It is worth stating the series of events clearly to reckon with a big question: If the events had taken place fifty years ago, would the conduct have been more or less impeachable? Why?
I suspect that the answer is yes. To me, this is the first lesson from Senate’s impeachment vote.
1. Factionalism has broken another key lever of Constitutional power
Alexander Hamilton screeds in Federalist No. 65 that political parties pose a unique danger to the functions of the Senate in regard to the “judicial character of the Senate,” where reason and deliberation ought to prevail over groupthink and a lust for power. In a particularly prescient passage, he writes that
The prosecution of them, for this reason, will seldom fail to agitate the passions of the whole community, and to divide it into parties more or less friendly or inimical to the accused. In many cases it will connect itself with the pre-existing factions, and will enlist all their animosities, partialities, influence, and interest on one s de or on the other; and in such cases there will always be the greatest danger that the decision will be regulated more by the comparative strength of parties, than by the real demonstrations of innocence or guilt.

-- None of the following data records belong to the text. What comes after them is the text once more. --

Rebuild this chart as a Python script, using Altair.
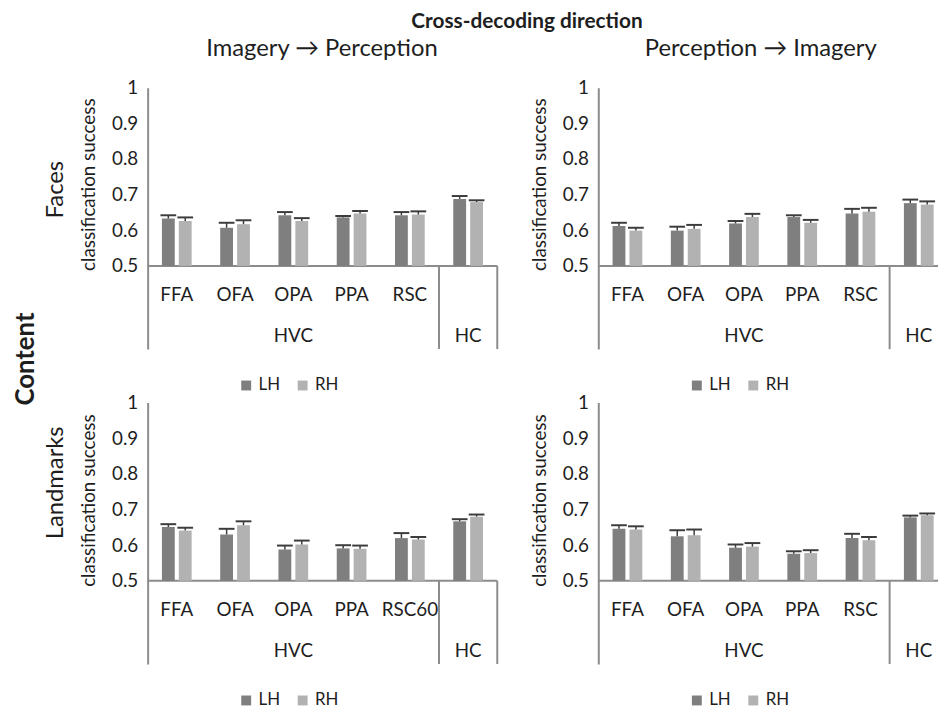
import altair as alt
import pandas as pd

# ---------------- data ----------------
regions = ["FFA", "OFA", "OPA", "PPA", "RSC", "HC"]
regions_landmarks_ip = ["FFA", "OFA", "OPA", "PPA", "RSC60", "HC"]
group_labels = ["HVC", "HC"]
hemispheres = ["LH", "RH"]
y_ticks = [0.5, 0.6, 0.7, 0.8, 0.9, 1.0]

# Faces, Imagery -> Perception
faces_ip_lh = [0.633, 0.607, 0.642, 0.636, 0.642, 0.688]
faces_ip_lh_err = [0.009, 0.014, 0.009, 0.004, 0.009, 0.008]
faces_ip_rh = [0.626, 0.617, 0.626, 0.647, 0.644, 0.679]
faces_ip_rh_err = [0.010, 0.011, 0.008, 0.007, 0.009, 0.005]

# Faces, Perception -> Imagery
faces_pi_lh = [0.612, 0.599, 0.619, 0.637, 0.647, 0.676]
faces_pi_lh_err = [0.009, 0.011, 0.007, 0.005, 0.013, 0.010]
faces_pi_rh = [0.599, 0.604, 0.637, 0.621, 0.652, 0.672]
faces_pi_rh_err = [0.008, 0.011, 0.009, 0.008, 0.011, 0.009]

# Landmarks, Imagery -> Perception
land_ip_lh = [0.651, 0.630, 0.588, 0.591, 0.620, 0.667]
land_ip_lh_err = [0.008, 0.016, 0.011, 0.009, 0.014, 0.006]
land_ip_rh = [0.641, 0.656, 0.602, 0.590, 0.616, 0.680]
land_ip_rh_err = [0.008, 0.011, 0.011, 0.009, 0.007, 0.006]

# Landmarks, Perception -> Imagery
land_pi_lh = [0.646, 0.625, 0.593, 0.576, 0.620, 0.678]
land_pi_lh_err = [0.010, 0.017, 0.009, 0.007, 0.012, 0.005]
land_pi_rh = [0.644, 0.628, 0.596, 0.578, 0.614, 0.684]
land_pi_rh_err = [0.009, 0.016, 0.010, 0.008, 0.009, 0.005]

# ---------------- styling ----------------
FONT = "Lato"
TXT = "#1e1e1e"
AXIS_GREY = "#8c8c8c"
ERR = "#3c3c3c"
LH_COL = "#7f7f7f"
RH_COL = "#b2b2b2"
Y_MIN = 0.5 - 84 / 360.0
BAND_PX = 58.83
H = 264
N_HVC = 5  # regions that belong to the HVC group (the HC band has no own tick label)


def note(text, x, y, size, angle=0, bold=False):
    """A free text annotation placed in pixels relative to the panel."""
    kw = dict(fontSize=size, color=TXT, font=FONT,
              fontWeight="bold" if bold else "normal")
    if angle:
        kw["angle"] = angle
    return alt.Chart(pd.DataFrame({"label": [text]})).mark_text(**kw).encode(
        x=alt.value(x), y=alt.value(y), text="label:N")


def panel(labels, lh, lh_err, rh, rh_err, xmax, right_border, notes):
    rows = []
    for i, lab in enumerate(labels):
        for h, vals, errs, off in (("LH", lh, lh_err, 0.245), ("RH", rh, rh_err, 0.535)):
            x0 = i + off
            xc = x0 + 0.11
            rows.append(dict(region=lab, hemi=h, x0=x0, x1=x0 + 0.22, xc=xc,
                             capl=xc - 0.135, capr=xc + 0.135,
                             value=vals[i], cap=vals[i] + errs[i], base=0.5))
    df = pd.DataFrame(rows)

    xs = alt.Scale(domain=[0, xmax], nice=False, zero=False)
    ys = alt.Scale(domain=[Y_MIN, 1.0], nice=False, zero=False)

    yaxis = alt.Axis(values=y_ticks,
                     labelExpr="datum.value > 0.999 ? '1' : format(datum.value, '.1f')",
                     ticks=False, grid=False, domainColor=AXIS_GREY, domainWidth=2,
                     labelFontSize=19, labelColor=TXT, labelPadding=10, title=None)

    legend = alt.Legend(orient="none", legendX=91, legendY=292, direction="horizontal",
                        title=None, symbolType="square", symbolSize=100,
                        symbolStrokeWidth=0, labelFontSize=17, labelColor=TXT,
                        columnPadding=14, labelOffset=4)

    bars = alt.Chart(df).mark_bar().encode(
        x=alt.X("x0:Q", scale=xs, axis=None),
        x2="x1:Q",
        y=alt.Y("value:Q", scale=ys, axis=yaxis),
        y2="base:Q",
        color=alt.Color("hemi:N", scale=alt.Scale(domain=hemispheres, range=[LH_COL, RH_COL]),
                        legend=legend),
    )
    stems = alt.Chart(df).mark_rule(color=ERR, strokeWidth=1.5).encode(
        x=alt.X("xc:Q", scale=xs, axis=None), y=alt.Y("value:Q", scale=ys, axis=yaxis), y2="cap:Q")
    caps = alt.Chart(df).mark_rule(color=ERR, strokeWidth=2).encode(
        x=alt.X("capl:Q", scale=xs, axis=None), x2="capr:Q",
        y=alt.Y("cap:Q", scale=ys, axis=yaxis))

    base_df = pd.DataFrame({"a": [0], "b": [xmax], "y": [0.5]})
    baseline = alt.Chart(base_df).mark_rule(color=AXIS_GREY, strokeWidth=2).encode(
        x=alt.X("a:Q", scale=xs, axis=None), x2="b:Q", y=alt.Y("y:Q", scale=ys, axis=yaxis))

    div_x = [5, 6] if right_border else [5]
    div_df = pd.DataFrame({"x": div_x, "y0": [Y_MIN] * len(div_x), "y1": [0.5] * len(div_x)})
    dividers = alt.Chart(div_df).mark_rule(color=AXIS_GREY, strokeWidth=2).encode(
        x=alt.X("x:Q", scale=xs, axis=None), y=alt.Y("y0:Q", scale=ys, axis=yaxis), y2="y1:Q")

    sub = labels[:N_HVC]
    lab_df = pd.DataFrame({"x": [i + 0.5 for i in range(len(sub))], "label": sub,
                           "y": [0.5 - 29 / 360.0] * len(sub)})
    region_text = alt.Chart(lab_df).mark_text(fontSize=19, color=TXT, font=FONT).encode(
        x=alt.X("x:Q", scale=xs, axis=None), y=alt.Y("y:Q", scale=ys, axis=yaxis),
        text="label:N")

    grp_df = pd.DataFrame({"x": [N_HVC / 2.0, N_HVC + 0.5], "label": group_labels,
                           "y": [0.5 - 71 / 360.0] * 2})
    group_text = alt.Chart(grp_df).mark_text(fontSize=19, color=TXT, font=FONT).encode(
        x=alt.X("x:Q", scale=xs, axis=None), y=alt.Y("y:Q", scale=ys, axis=yaxis),
        text="label:N")

    layers = [baseline, dividers, bars, stems, caps, region_text, group_text] + notes
    return alt.layer(*layers).properties(width=round(BAND_PX * xmax), height=H)


XMAX_RIGHT = 343 / BAND_PX
AX_TITLE = "classification success"

tl = panel(regions, faces_ip_lh, faces_ip_lh_err, faces_ip_rh, faces_ip_rh_err, 6, True, [
    note(AX_TITLE, -59, 98, 19, angle=270),
    note("Faces", -92, 103, 24, angle=270),
    note("Content", -123, 274, 26, angle=270, bold=True),
    note("Imagery \u2192 Perception", 176, -39, 24),
    note("Cross-decoding direction", 383, -66, 21, bold=True),
])
tr = panel(regions, faces_pi_lh, faces_pi_lh_err, faces_pi_rh, faces_pi_rh_err, XMAX_RIGHT, False, [
    note(AX_TITLE, -59, 98, 19, angle=270),
    note("Perception \u2192 Imagery", 164, -39, 24),
])
bl = panel(regions_landmarks_ip, land_ip_lh, land_ip_lh_err, land_ip_rh, land_ip_rh_err, 6, True, [
    note(AX_TITLE, -59, 99, 19, angle=270),
    note("Landmarks", -92, 81, 24, angle=270),
])
br = panel(regions, land_pi_lh, land_pi_lh_err, land_pi_rh, land_pi_rh_err, XMAX_RIGHT, False, [
    note(AX_TITLE, -59, 99, 19, angle=270),
])

chart = alt.concat(tl, tr, bl, br, columns=2,
                   spacing={"row": 54, "column": 102}, bounds="flush").resolve_scale(
    color="independent"
).properties(
    padding={"left": 5, "top": 0, "right": 0, "bottom": 0},
).configure(font=FONT).configure_view(strokeWidth=0).configure_axis(
    labelFont=FONT).configure_legend(labelFont=FONT)

chart.save("out.html", embed_options={"renderer": "svg", "actions": False})
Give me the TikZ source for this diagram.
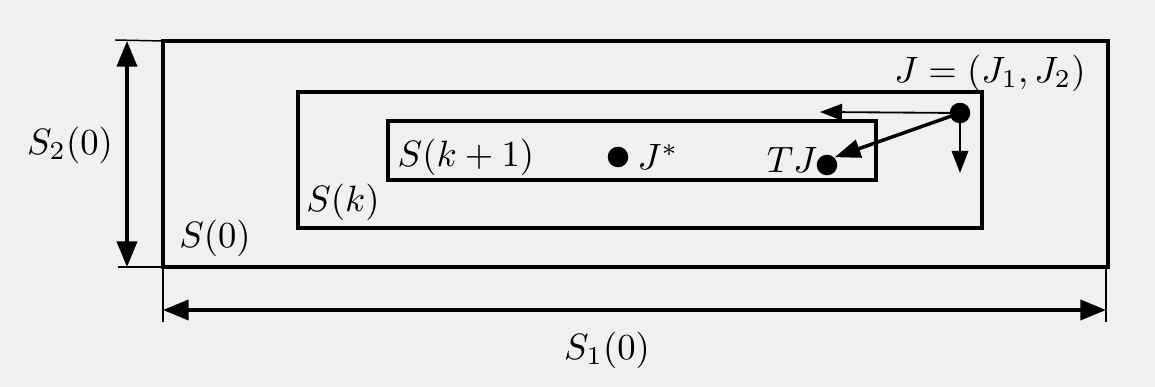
\documentclass[tikz,border=0pt]{standalone}
\usetikzlibrary{arrows.meta}
\definecolor{bg}{HTML}{F0F0F0}
\begin{document}
\begin{tikzpicture}[x=0.2727pt,y=-0.2727pt,
  box/.style={draw=black,line width=0.95pt},
  thinline/.style={draw=black,line width=0.4pt},
  dimarrow/.style={line width=0.9pt,{Triangle[length=7pt,width=5.5pt]}-{Triangle[length=7pt,width=5.5pt]}},
  smallarrow/.style={line width=0.5pt,-{Triangle[length=6pt,width=4.5pt]}},
  bigarrow/.style={line width=0.95pt,-{Triangle[length=7pt,width=5pt]}},
  dot/.style={circle,fill=black,inner sep=0pt,minimum size=5.6pt},
  lbl/.style={inner sep=0pt}]
\fill[bg] (0,0) rectangle (1155,387);
\useasboundingbox (0,0) rectangle (1155,387);
% rectangles
\draw[box] (163,41) rectangle (1108,267);
\draw[box] (298,92) rectangle (982,228);
\draw[box] (388,121) rectangle (876,180);
% dimension extension lines
\coordinate (vt0) at (115,40);
\coordinate (vt1) at (163,41);
\coordinate (vb0) at (118,267);
\coordinate (vb1) at (163,267);
\coordinate (hl0) at (163,267);
\coordinate (hl1) at (163,322);
\coordinate (hr0) at (1106,267);
\coordinate (hr1) at (1106,322);
\draw[thinline] (vt0) -- (vt1);
\draw[thinline] (vb0) -- (vb1);
\draw[thinline] (hl0) -- (hl1);
\draw[thinline] (hr0) -- (hr1);
% dimension arrows
\coordinate (va) at (127,41);
\coordinate (vb) at (127,267);
\coordinate (ha) at (163,310);
\coordinate (hb) at (1106,310);
\draw[dimarrow] (va) -- (vb);
\draw[dimarrow] (ha) -- (hb);
% labels
\node[lbl] (s2) at (70,145) {$S_2(0)$};
\node[lbl] (s1) at (607,350) {$S_1(0)$};
\node[lbl] (s0) at (215,238) {$S(0)$};
\node[lbl] (sk) at (343,202) {$S(k)$};
\node[lbl] (sk1) at (466,157) {$S(k+1)$};
% points
\node[dot] (J) at (960,113) {};
\node[dot] (TJ) at (827,165) {};
\node[dot] (Js) at (618,157) {};
\node[lbl,anchor=west] (Jslbl) at (637,157) {$J^*$};
\node[lbl,anchor=east] (TJlbl) at (818,160) {$TJ$};
\node[lbl] (Jlbl) at (990,73) {$J=(J_1,J_2)$};
% arrows from J
\coordinate (Jl) at (820,112);
\coordinate (Jd) at (960,173);
\draw[smallarrow] (J.center) -- (Jl);
\draw[smallarrow] (J.center) -- (Jd);
\draw[bigarrow] (J.center) -- (TJ.north east);
\end{tikzpicture}
\end{document}
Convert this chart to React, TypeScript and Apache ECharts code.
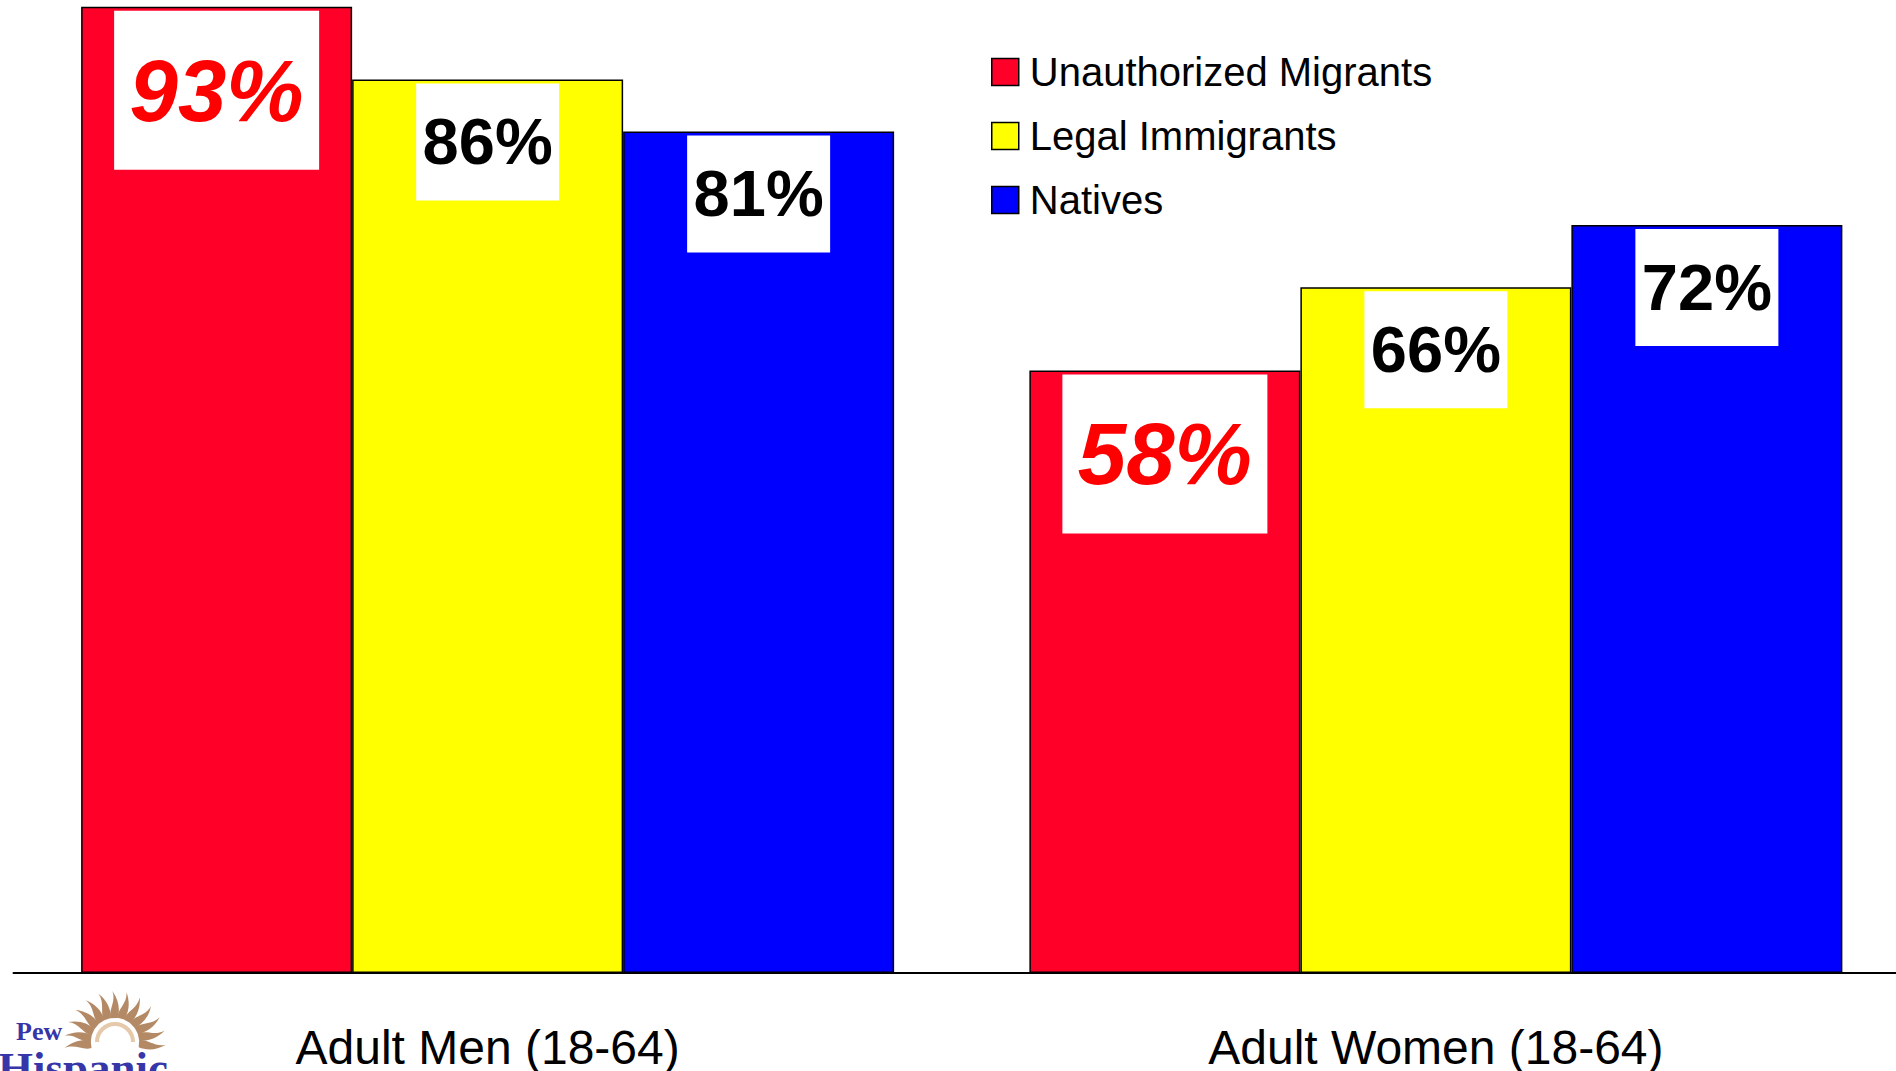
import React, { useEffect, useRef } from "react";
import * as echarts from "echarts";

const categories = ["Adult Men (18-64)", "Adult Women (18-64)"];
const seriesNames = ["Unauthorized Migrants", "Legal Immigrants", "Natives"];
const unauthorized = [93, 58];
const legal = [86, 66];
const natives = [81, 72];

const FONT = "'Liberation Sans', Arial, sans-serif";

const rayPath = "M -4 0 C -6 -10 3 -18 -1 -30 C 6 -20 7 -9 4 0 Z";
echarts.graphic.registerShape("sunray", (echarts.graphic as any).extendPath(rayPath, {}));

function buildLogo() {
  const cx = 115;
  const cy = 1042;
  const angles = [-4, 12, 28, 44, 60, 76, 92, 108, 124, 140, 156, 172, 186];
  const rays = angles.map((a) => {
    const t = (a * Math.PI) / 180;
    return {
      type: "sunray",
      x: cx + 24 * Math.cos(t),
      y: cy - 24 * Math.sin(t),
      rotation: t - Math.PI / 2,
      scaleX: 0.9,
      scaleY: 0.9,
      style: { fill: "#B48A66" },
      silent: true,
    };
  });
  return [
    ...rays,
    {
      type: "arc",
      shape: { cx, cy, r: 18, startAngle: Math.PI, endAngle: 2 * Math.PI },
      style: { stroke: "#E6C9AA", lineWidth: 4, fill: "none" },
      silent: true,
    },
    {
      type: "text",
      x: 16,
      y: 1018,
      style: {
        text: "Pew",
        font: "bold 26px 'Liberation Serif', 'Times New Roman', serif",
        fill: "#3636A8",
        verticalAlign: "top",
      },
      silent: true,
    },
    {
      type: "text",
      x: -2,
      y: 1045,
      style: {
        text: "Hispanic",
        font: "bold 45px 'Liberation Serif', 'Times New Roman', serif",
        fill: "#3636A8",
        verticalAlign: "top",
      },
      silent: true,
    },
  ];
}

function makeLabel(italicRed: boolean) {
  return italicRed
    ? {
        show: true,
        position: "insideTop",
        distance: 4,
        formatter: "{c}%",
        color: "#FF0000",
        fontFamily: FONT,
        fontSize: 87,
        fontWeight: "bold",
        fontStyle: "italic",
        backgroundColor: "#FFFFFF",
        width: 205,
        height: 159,
        lineHeight: 159,
        align: "center",
      }
    : {
        show: true,
        position: "insideTop",
        distance: 4,
        formatter: "{c}%",
        color: "#000000",
        fontFamily: FONT,
        fontSize: 65,
        fontWeight: "bold",
        backgroundColor: "#FFFFFF",
        width: 143,
        height: 117,
        lineHeight: 117,
        align: "center",
      };
}

export default function App() {
  const ref = useRef<HTMLDivElement>(null);
  useEffect(() => {
    if (!ref.current) return;
    const chart = echarts.init(ref.current, null, { renderer: "svg" });
    const colors = ["#FF0029", "#FFFF00", "#0000FF"];
    const values = [unauthorized, legal, natives];
    chart.setOption({
      animation: false,
      backgroundColor: "#FFFFFF",
      grid: { left: 13.5, right: 0, top: 0, bottom: 98, containLabel: false },
      legend: {
        orient: "vertical",
        left: 986,
        top: 47,
        itemWidth: 27,
        itemHeight: 27,
        itemGap: 24,
        icon: "rect",
        data: seriesNames,
        itemStyle: { borderColor: "#000", borderWidth: 1.5 },
        textStyle: {
          fontFamily: FONT,
          fontSize: 40,
          lineHeight: 40,
          color: "#000",
          padding: [0, 0, 0, 6],
        },
      },
      xAxis: {
        type: "category",
        data: categories,
        axisLine: { lineStyle: { color: "#000", width: 2 } },
        axisTick: { show: false },
        axisLabel: { fontFamily: FONT, fontSize: 48, color: "#000", margin: 50 },
      },
      yAxis: { type: "value", min: 0, max: 93.65, show: false, splitLine: { show: false } },
      series: seriesNames.map((name, i) => ({
        name,
        type: "bar",
        data: values[i],
        barWidth: 271,
        barGap: "0%",
        itemStyle: { color: colors[i], borderColor: "#000", borderWidth: 1.5 },
        label: makeLabel(i === 0),
      })),
      graphic: buildLogo(),
    });
    return () => chart.dispose();
  }, []);
  return (
    <div
      style={{
        position: "absolute",
        left: 0,
        top: 0,
        width: 1896,
        height: 1071,
        overflow: "hidden",
      }}
    >
      <div ref={ref} style={{ width: 1910, height: 1071 }} />
    </div>
  );
}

The delicacy and magnitude of a trust which so deeply concerns the political reputation and existence of every man engaged in the administration of public affairs, speak for themselves. The difficulty of placing it rightly, in a government resting entirely on the basis of periodical elections, will as readily be perceived, when it is considered that the most conspicuous characters in it will, from that circumstance, be too often the leaders or the tools of the most cunning or the most numerous faction, and on this account, can hardly be expected to possess the requisite neutrality towards those whose conduct may be the subject of scrutiny.
He practically could have been writing about the events of the last few months. A political party, whose base was overwhelmingly opposed to Trump being convicted in the Senate, where they have a 50-50 split with their opposition, voted overwhelmingly to reject the House’s charges of impeachable conduct.
As I mentioned, it is hard to imagine that such conduct would have been acceptable 50 years ago. Take Richard Nixon’s actions with Watergate as our prime and most relevant example. Then, both political parties decided that the president’s conduct was so impeachable that they pressured him behind-the-scenes to resign or face certain removal.
All of this is different now. The calculations for co-partisan Senators are made easier both by political polarization — which has made voting against their leaders harder — and by the watchful eyes of the media, which could amplify their disloyalty to the voters.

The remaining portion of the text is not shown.